Folk revival music in New Jersey continues to evolve as a “living history” that builds upon time-honored traditions. The Garden State is home to the New Jersey Folk Festival and the Delaware Valley Bluegrass Festival—two annual events that have attracted thousands of fans during the last 40-plus years.
The book documents the Garden State’s vast contributions to this musical genre and examines the effects of folk revival music on local history and culture, as well as how it has changed lives—those on stage and those in the audience.
About Michael C. Gabriele (North Jersey Author)
Author Michael C. Gabriele lives in Clifton, NJ, and, during the last seven years, has written three books for Arcadia Publishing/The History Press: “The Golden Age of Bicycle Racing in New Jersey;” “The History of Diners in New Jersey;” and “New Jersey Folk Revival Music – History and Tradition.”

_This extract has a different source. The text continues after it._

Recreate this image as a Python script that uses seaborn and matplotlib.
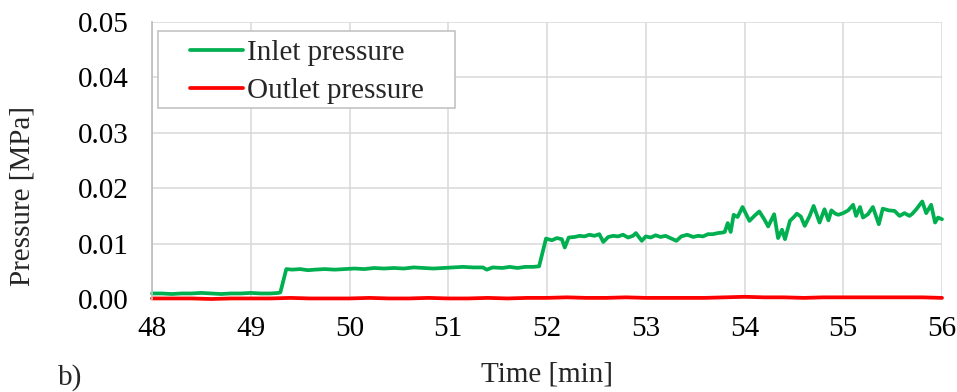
import numpy as np
import pandas as pd
import matplotlib
matplotlib.use("Agg")
import matplotlib.pyplot as plt
from matplotlib.patches import Rectangle
from matplotlib.lines import Line2D
import seaborn as sns

# Inlet pressure record [min, MPa]
inlet_time = [
    48.00, 48.10, 48.20, 48.30, 48.40, 48.50, 48.60, 48.70, 48.80, 48.90,
    49.00, 49.10, 49.20, 49.28, 49.30, 49.36, 49.42, 49.50, 49.58, 49.65,
    49.75, 49.85, 49.95, 50.05, 50.15, 50.25, 50.35, 50.45, 50.55, 50.65,
    50.75, 50.85, 50.95, 51.05, 51.15, 51.25, 51.35, 51.39, 51.45, 51.55,
    51.62, 51.70, 51.78, 51.86, 51.92, 51.99, 52.05, 52.10, 52.15, 52.18,
    52.22, 52.28, 52.33, 52.38, 52.43, 52.48, 52.53, 52.57, 52.62, 52.67,
    52.72, 52.77, 52.82, 52.87, 52.90, 52.96, 53.00, 53.05, 53.10, 53.15,
    53.20, 53.25, 53.31, 53.36, 53.42, 53.48, 53.53, 53.58, 53.63, 53.68,
    53.73, 53.78, 53.80, 53.83, 53.86, 53.89, 53.93, 53.98, 54.05, 54.10,
    54.15, 54.20, 54.24, 54.30, 54.34, 54.38, 54.41, 54.46, 54.50, 54.53,
    54.57, 54.61, 54.66, 54.70, 54.76, 54.81, 54.85, 54.88, 54.92, 54.95,
    55.00, 55.05, 55.10, 55.13, 55.17, 55.20, 55.25, 55.30, 55.36, 55.40,
    55.46, 55.52, 55.57, 55.62, 55.67, 55.70, 55.74, 55.80, 55.84, 55.89,
    55.93, 55.96, 56.00,
]
inlet_pressure = [
    0.0010, 0.0010, 0.0009, 0.0010, 0.0010, 0.0011, 0.0010, 0.0009, 0.0010, 0.0010,
    0.0011, 0.0010, 0.0010, 0.0011, 0.0012, 0.0054, 0.0053, 0.0054, 0.0052, 0.0053,
    0.0054, 0.0053, 0.0054, 0.0055, 0.0054, 0.0056, 0.0055, 0.0056, 0.0055, 0.0057,
    0.0056, 0.0055, 0.0056, 0.0057, 0.0058, 0.0057, 0.0057, 0.0053, 0.0057, 0.0056,
    0.0058, 0.0056, 0.0058, 0.0058, 0.0059, 0.0109, 0.0106, 0.0110, 0.0108, 0.0093,
    0.0111, 0.0112, 0.0114, 0.0113, 0.0116, 0.0114, 0.0117, 0.0103, 0.0112, 0.0114,
    0.0113, 0.0116, 0.0111, 0.0114, 0.0119, 0.0105, 0.0113, 0.0111, 0.0115, 0.0112,
    0.0114, 0.0110, 0.0105, 0.0113, 0.0116, 0.0112, 0.0114, 0.0113, 0.0117, 0.0117,
    0.0119, 0.0120, 0.0121, 0.0137, 0.0121, 0.0152, 0.0148, 0.0166, 0.0141, 0.0150,
    0.0158, 0.0144, 0.0131, 0.0153, 0.0110, 0.0125, 0.0108, 0.0141, 0.0148, 0.0154,
    0.0149, 0.0132, 0.0150, 0.0168, 0.0138, 0.0162, 0.0142, 0.0160, 0.0154, 0.0152,
    0.0155, 0.0160, 0.0170, 0.0150, 0.0166, 0.0147, 0.0153, 0.0166, 0.0135, 0.0163,
    0.0160, 0.0159, 0.0150, 0.0155, 0.0150, 0.0154, 0.0162, 0.0176, 0.0155, 0.0170,
    0.0138, 0.0147, 0.0144,
]

# Outlet pressure record [min, MPa]
outlet_time = [
    48.0, 48.2, 48.4, 48.6, 48.8, 49.0, 49.2, 49.4, 49.6, 49.8,
    50.0, 50.2, 50.4, 50.6, 50.8, 51.0, 51.2, 51.4, 51.6, 51.8,
    52.0, 52.2, 52.4, 52.6, 52.8, 53.0, 53.2, 53.4, 53.6, 53.8,
    54.0, 54.2, 54.4, 54.6, 54.8, 55.0, 55.2, 55.4, 55.6, 55.8,
    56.0,
]
outlet_pressure = [
    0.0001, 0.0001, 0.0001, 0.0000, 0.0001, 0.0001, 0.0001, 0.0002, 0.0001, 0.0001,
    0.0001, 0.0002, 0.0001, 0.0001, 0.0002, 0.0001, 0.0001, 0.0002, 0.0001, 0.0002,
    0.0002, 0.0003, 0.0002, 0.0002, 0.0003, 0.0002, 0.0002, 0.0002, 0.0002, 0.0003,
    0.0004, 0.0003, 0.0003, 0.0002, 0.0003, 0.0003, 0.0003, 0.0003, 0.0003, 0.0003,
    0.0002,
]

x_ticks = [48, 49, 50, 51, 52, 53, 54, 55, 56]
y_ticks = [0.00, 0.01, 0.02, 0.03, 0.04, 0.05]
series_names = ["Inlet pressure", "Outlet pressure"]
series_colors = {"Inlet pressure": "#00B050", "Outlet pressure": "#FF0000"}

df = pd.concat([
    pd.DataFrame({"time": inlet_time, "pressure": inlet_pressure, "series": series_names[0]}),
    pd.DataFrame({"time": outlet_time, "pressure": outlet_pressure, "series": series_names[1]}),
], ignore_index=True)

sns.set_theme(style="white")
plt.rcParams["font.family"] = ["Liberation Serif", "DejaVu Serif"]
FS = 21

W, H = 957, 392
fig = plt.figure(figsize=(W / 100, H / 100), dpi=100)
ax = fig.add_axes([152 / W, 1 - 299 / H, 790 / W, 277 / H])

sns.lineplot(data=df, x="time", y="pressure", hue="series", palette=series_colors,
             hue_order=series_names, linewidth=2.7, ax=ax, legend=False,
             estimator=None, sort=True)
for ln in ax.get_lines():
    ln.set_clip_on(False)
    ln.set_solid_joinstyle("round")
    ln.set_solid_capstyle("round")

ax.set_xlim(48, 56)
ax.set_ylim(0, 0.05)
ax.set_xticks(x_ticks)
ax.set_xticklabels([str(t) for t in x_ticks])
ax.set_yticks(y_ticks)
ax.set_yticklabels([f"{v:.2f}" for v in y_ticks])
ax.tick_params(axis="both", length=0, labelsize=FS, colors="black")
ax.tick_params(axis="y", pad=17)
ax.tick_params(axis="x", pad=12)

ax.grid(True, color="#D9D9D9", linewidth=1.1)
ax.set_axisbelow(True)
for side in ["top", "right", "bottom"]:
    ax.spines[side].set_visible(False)
ax.spines["left"].set_color("#BFBFBF")
ax.spines["left"].set_linewidth(1.3)

ax.set_xlabel("Time [min]", fontsize=FS)
ax.set_ylabel("Pressure [MPa]", fontsize=FS)
ax.xaxis.set_label_coords(0.5, -(374 - 299) / 277)
ax.xaxis.label.set_va("center")
ax.yaxis.set_label_coords((23 - 152) / 790, 1 - (196 - 22) / 277)
ax.yaxis.label.set_va("center")

# Legend box and entries
fig.patches.append(Rectangle((158 / W, 1 - 108 / H), (455 - 158) / W, (108 - 31) / H,
                             transform=fig.transFigure, facecolor="white",
                             edgecolor="#BFBFBF", linewidth=1.1, zorder=5))
handles = [Line2D([], [], color=series_colors[n], linewidth=2.7) for n in series_names]
leg = fig.legend(handles, series_names, loc="upper left",
                 bbox_to_anchor=(190 / W, 1 - 40 / H), bbox_transform=fig.transFigure,
                 frameon=False, fontsize=FS, handlelength=1.8, handletextpad=0.15,
                 borderpad=0, borderaxespad=0, labelspacing=0.38)
leg.set_zorder(6)

fig.text(58 / W, 1 - 385 / H, "b)", fontsize=FS, va="baseline", ha="left")

fig.savefig("out.png", dpi=100)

He’s currently “on tour” throughout the Garden State, doing book talks and programs for various libraries, historical societies, museums and civic organizations.
A lifelong New Jersey resident, Gabriele is a 1975 graduate of Montclair State University and has worked as a journalist and freelance writer for four decades. He’s a member of the executive board of the Nutley Historical Society and serves on the advisory board of the Clifton Arts Center.